While, here, we discuss the use of RLlib for training the agents, IntersectionZoo also supports user-defined implementations of the RL algorithms. We provide `env_demo.py` as an example of how to run a single simulation of the IntersectionZoo environment without any training. Interested users can use this script to understand how the environment works and integrate their custom RL algorithms.

Evaluation
---------

For evaluating the trained agent as described above, ``policy_evaluation.py`` can be used. The evaluation script is similar to the training script, with the exception of the evaluation configurations.

First, the tasks on which the agent will be evaluated are defined.

.. code-block:: python
    
    tasks = PathTaskContext(
        dir=Path(PATH),
        single_approach=True,
        penetration_rate=args.penetration,
        temperature_humidity=args.temperature_humidity,
        electric_or_regular=REGULAR,
    )

Next, load the model checkpoint. The standard RLlib method is used to load the model checkpoints.

.. code-block:: python

    algo = Algorithm.from_checkpoint(args.checkpoint)

The evaluation is then performed. For every single task listed in the ``tasks`` object, EVAL_PER_TASK times, the policy will be used to do rollouts. The results will be saved in a csv file. Please note that this 
file could be large with many columns as IntersectionZoo collected many metrics. Also, note that the parameters used by RLlib for evaluation are loaded from the ``.evaluate`` call defined in the training script when the model checkpoints are loaded. 

.. code-block:: python

    res_df = pd.DataFrame()

    for i, task in enumerate(tasks.list_tasks(False)):
        for _ in range(EVAL_PER_TASK):
        
            algo.evaluation_workers.foreach_worker(
                    lambda ev: ev.foreach_env(
                        lambda env: env.set_task(task)))
            results = algo.evaluate()

            flattened_results = {**flatten_dict(results)}
            results_df = pd.DataFrame([flattened_results])
            res_df = pd.concat([res_df, results_df], ignore_index=True)
            
        print(f'Completed evaluation for task {i+1}/{len(tasks.list_tasks(False))}')

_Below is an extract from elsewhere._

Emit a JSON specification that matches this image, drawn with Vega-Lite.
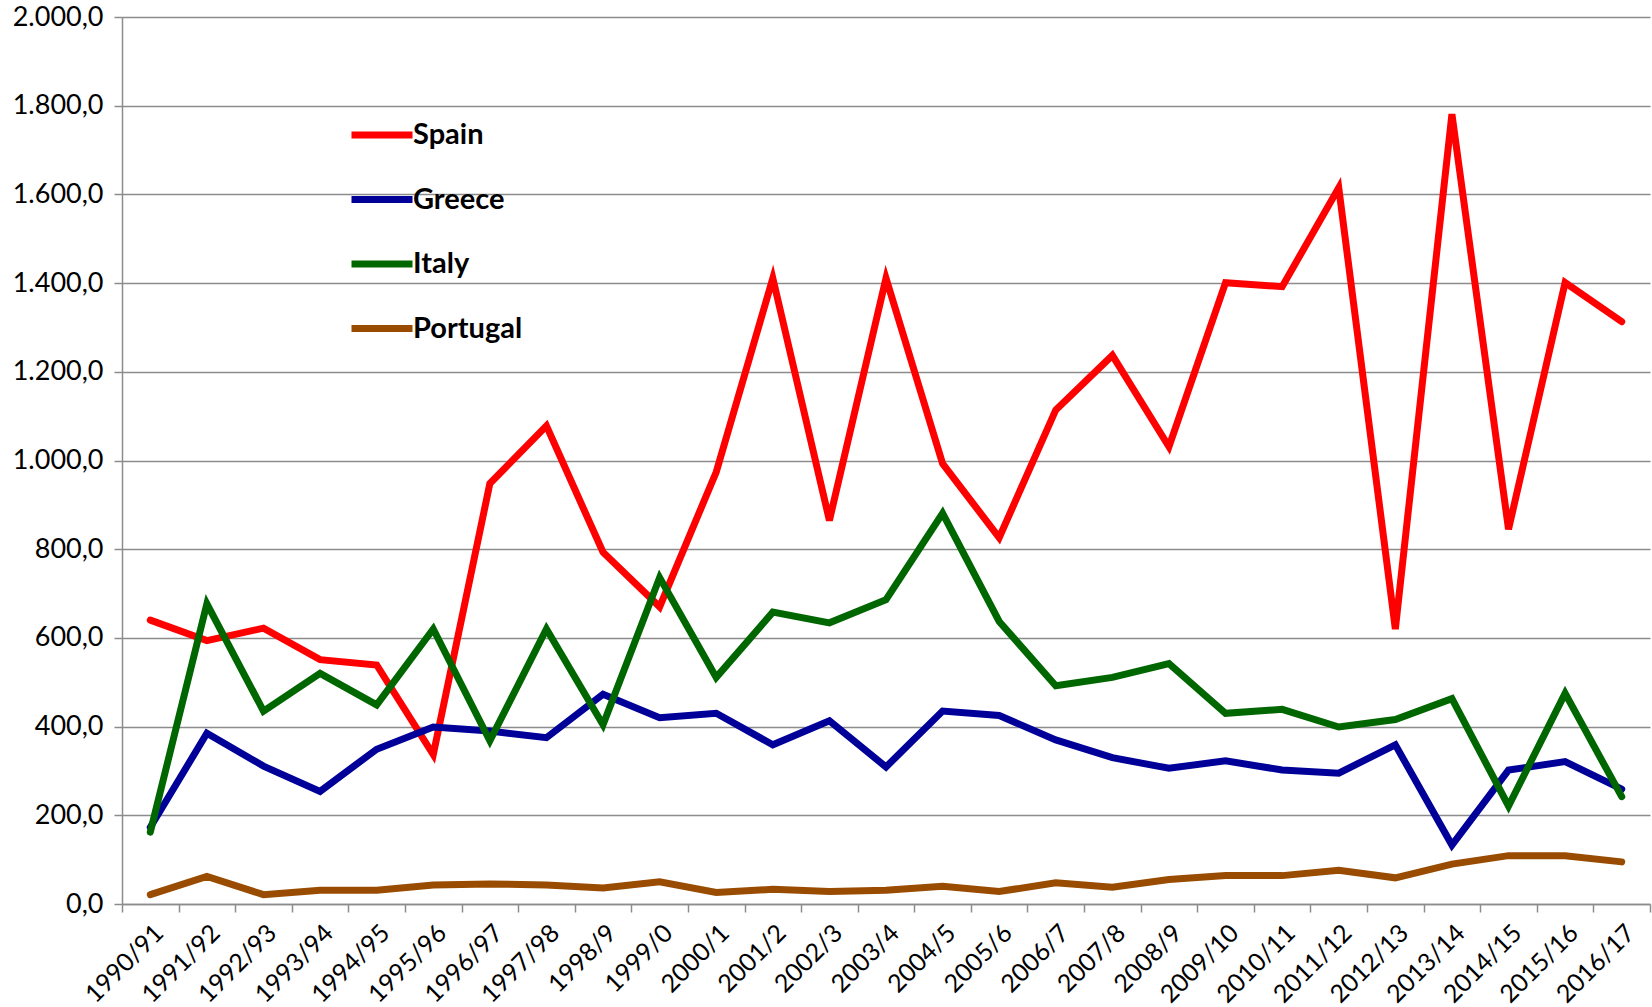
{
  "$schema": "https://vega.github.io/schema/vega-lite/v6.json",
  "width": 1528,
  "height": 887,
  "autosize": {"type": "none"},
  "padding": {"left": 122, "top": 17, "right": 2, "bottom": 103},
  "background": "white",
  "config": {
    "locale": {"number": {"decimal": ",", "thousands": ".", "grouping": [3], "currency": ["", ""]}},
    "view": {"stroke": null},
    "font": "Lato"
  },
  "data": {"values": [
    {"season": "1990/91", "country": "Spain", "value": 640},
    {"season": "1991/92", "country": "Spain", "value": 594},
    {"season": "1992/93", "country": "Spain", "value": 622},
    {"season": "1993/94", "country": "Spain", "value": 551},
    {"season": "1994/95", "country": "Spain", "value": 539},
    {"season": "1995/96", "country": "Spain", "value": 337},
    {"season": "1996/97", "country": "Spain", "value": 948},
    {"season": "1997/98", "country": "Spain", "value": 1078},
    {"season": "1998/9", "country": "Spain", "value": 793},
    {"season": "1999/0", "country": "Spain", "value": 670},
    {"season": "2000/1", "country": "Spain", "value": 974},
    {"season": "2001/2", "country": "Spain", "value": 1411},
    {"season": "2002/3", "country": "Spain", "value": 865},
    {"season": "2003/4", "country": "Spain", "value": 1411},
    {"season": "2004/5", "country": "Spain", "value": 993},
    {"season": "2005/6", "country": "Spain", "value": 826},
    {"season": "2006/7", "country": "Spain", "value": 1114},
    {"season": "2007/8", "country": "Spain", "value": 1237},
    {"season": "2008/9", "country": "Spain", "value": 1031},
    {"season": "2009/10", "country": "Spain", "value": 1401},
    {"season": "2010/11", "country": "Spain", "value": 1392},
    {"season": "2011/12", "country": "Spain", "value": 1615},
    {"season": "2012/13", "country": "Spain", "value": 620},
    {"season": "2013/14", "country": "Spain", "value": 1781},
    {"season": "2014/15", "country": "Spain", "value": 845},
    {"season": "2015/16", "country": "Spain", "value": 1401},
    {"season": "2016/17", "country": "Spain", "value": 1313},
    {"season": "1990/91", "country": "Greece", "value": 173},
    {"season": "1991/92", "country": "Greece", "value": 385},
    {"season": "1992/93", "country": "Greece", "value": 311},
    {"season": "1993/94", "country": "Greece", "value": 254},
    {"season": "1994/95", "country": "Greece", "value": 349},
    {"season": "1995/96", "country": "Greece", "value": 399},
    {"season": "1996/97", "country": "Greece", "value": 390},
    {"season": "1997/98", "country": "Greece", "value": 375},
    {"season": "1998/9", "country": "Greece", "value": 473},
    {"season": "1999/0", "country": "Greece", "value": 420},
    {"season": "2000/1", "country": "Greece", "value": 430},
    {"season": "2001/2", "country": "Greece", "value": 359},
    {"season": "2002/3", "country": "Greece", "value": 413},
    {"season": "2003/4", "country": "Greece", "value": 309},
    {"season": "2004/5", "country": "Greece", "value": 435},
    {"season": "2005/6", "country": "Greece", "value": 425},
    {"season": "2006/7", "country": "Greece", "value": 370},
    {"season": "2007/8", "country": "Greece", "value": 330},
    {"season": "2008/9", "country": "Greece", "value": 306},
    {"season": "2009/10", "country": "Greece", "value": 323},
    {"season": "2010/11", "country": "Greece", "value": 302},
    {"season": "2011/12", "country": "Greece", "value": 295},
    {"season": "2012/13", "country": "Greece", "value": 359},
    {"season": "2013/14", "country": "Greece", "value": 133},
    {"season": "2014/15", "country": "Greece", "value": 302},
    {"season": "2015/16", "country": "Greece", "value": 321},
    {"season": "2016/17", "country": "Greece", "value": 259},
    {"season": "1990/91", "country": "Italy", "value": 162},
    {"season": "1991/92", "country": "Italy", "value": 677},
    {"season": "1992/93", "country": "Italy", "value": 435},
    {"season": "1993/94", "country": "Italy", "value": 520},
    {"season": "1994/95", "country": "Italy", "value": 449},
    {"season": "1995/96", "country": "Italy", "value": 620},
    {"season": "1996/97", "country": "Italy", "value": 368},
    {"season": "1997/98", "country": "Italy", "value": 620},
    {"season": "1998/9", "country": "Italy", "value": 404},
    {"season": "1999/0", "country": "Italy", "value": 736},
    {"season": "2000/1", "country": "Italy", "value": 511},
    {"season": "2001/2", "country": "Italy", "value": 658},
    {"season": "2002/3", "country": "Italy", "value": 634},
    {"season": "2003/4", "country": "Italy", "value": 686},
    {"season": "2004/5", "country": "Italy", "value": 881},
    {"season": "2005/6", "country": "Italy", "value": 637},
    {"season": "2006/7", "country": "Italy", "value": 492},
    {"season": "2007/8", "country": "Italy", "value": 511},
    {"season": "2008/9", "country": "Italy", "value": 542},
    {"season": "2009/10", "country": "Italy", "value": 430},
    {"season": "2010/11", "country": "Italy", "value": 439},
    {"season": "2011/12", "country": "Italy", "value": 399},
    {"season": "2012/13", "country": "Italy", "value": 416},
    {"season": "2013/14", "country": "Italy", "value": 463},
    {"season": "2014/15", "country": "Italy", "value": 221},
    {"season": "2015/16", "country": "Italy", "value": 475},
    {"season": "2016/17", "country": "Italy", "value": 242},
    {"season": "1990/91", "country": "Portugal", "value": 21},
    {"season": "1991/92", "country": "Portugal", "value": 62},
    {"season": "1992/93", "country": "Portugal", "value": 21},
    {"season": "1993/94", "country": "Portugal", "value": 31},
    {"season": "1994/95", "country": "Portugal", "value": 31},
    {"season": "1995/96", "country": "Portugal", "value": 43},
    {"season": "1996/97", "country": "Portugal", "value": 45},
    {"season": "1997/98", "country": "Portugal", "value": 43},
    {"season": "1998/9", "country": "Portugal", "value": 36},
    {"season": "1999/0", "country": "Portugal", "value": 50},
    {"season": "2000/1", "country": "Portugal", "value": 26},
    {"season": "2001/2", "country": "Portugal", "value": 33},
    {"season": "2002/3", "country": "Portugal", "value": 28},
    {"season": "2003/4", "country": "Portugal", "value": 31},
    {"season": "2004/5", "country": "Portugal", "value": 40},
    {"season": "2005/6", "country": "Portugal", "value": 28},
    {"season": "2006/7", "country": "Portugal", "value": 48},
    {"season": "2007/8", "country": "Portugal", "value": 38},
    {"season": "2008/9", "country": "Portugal", "value": 55},
    {"season": "2009/10", "country": "Portugal", "value": 64},
    {"season": "2010/11", "country": "Portugal", "value": 64},
    {"season": "2011/12", "country": "Portugal", "value": 76},
    {"season": "2012/13", "country": "Portugal", "value": 59},
    {"season": "2013/14", "country": "Portugal", "value": 90},
    {"season": "2014/15", "country": "Portugal", "value": 109},
    {"season": "2015/16", "country": "Portugal", "value": 109},
    {"season": "2016/17", "country": "Portugal", "value": 95}
  ]},
  "mark": {"type": "line", "strokeWidth": 7, "strokeCap": "round"},
  "encoding": {
    "x": {
      "field": "season",
      "type": "ordinal",
      "sort": null,
      "bandPosition": 0.5,
      "scale": {"type": "band", "paddingInner": 0, "paddingOuter": 0},
      "axis": {
        "title": null,
        "labelAngle": -45,
        "labelFontSize": 25,
        "labelColor": "#000000",
        "tickBand": "extent",
        "tickSize": 8,
        "tickWidth": 1.5,
        "tickColor": "#8c8c8c",
        "domainColor": "#8c8c8c",
        "domainWidth": 1.5,
        "grid": false,
        "labelPadding": 8
      }
    },
    "y": {
      "field": "value",
      "type": "quantitative",
      "scale": {"domain": [0, 2000], "nice": false},
      "axis": {
        "title": null,
        "values": [0, 200, 400, 600, 800, 1000, 1200, 1400, 1600, 1800, 2000],
        "format": ",.1f",
        "labelFontSize": 27,
        "labelColor": "#000000",
        "labelPadding": 11,
        "tickSize": 8,
        "tickWidth": 1.5,
        "tickColor": "#8c8c8c",
        "grid": true,
        "gridColor": "#8c8c8c",
        "gridWidth": 1.5,
        "domainColor": "#8c8c8c",
        "domainWidth": 1.5
      }
    },
    "color": {
      "field": "country",
      "type": "nominal",
      "scale": {
        "domain": ["Spain", "Greece", "Italy", "Portugal"],
        "range": ["#ff0000", "#000099", "#006600", "#994c00"]
      },
      "legend": {
        "orient": "none",
        "legendX": 226,
        "legendY": 84,
        "title": null,
        "padding": 0,
        "labelFontSize": 29,
        "labelFontWeight": "bold",
        "labelColor": "#000000",
        "labelOffset": -3,
        "symbolType": "stroke",
        "symbolSize": 3721,
        "symbolStrokeWidth": 7,
        "rowPadding": 15.5
      }
    }
  }
}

    res_df.to_csv(f'{args.dir}/eval_result_pen_rate_{args.penetration}.csv')

IntersectionZoo uses SUMO microscopic traffic simulator for simulations. In ``policy_evaluation.py``, set the ``visualize=True`` to enable sumo GUI visualization during evaluations. This will pop up a GUI window with the given intersection environment loaded. While one can set the same flag for training to visualize the agent performance during training, we do not recommend this option as it will slow down the training and can consume memory and slow down training as we use multiple processes for training.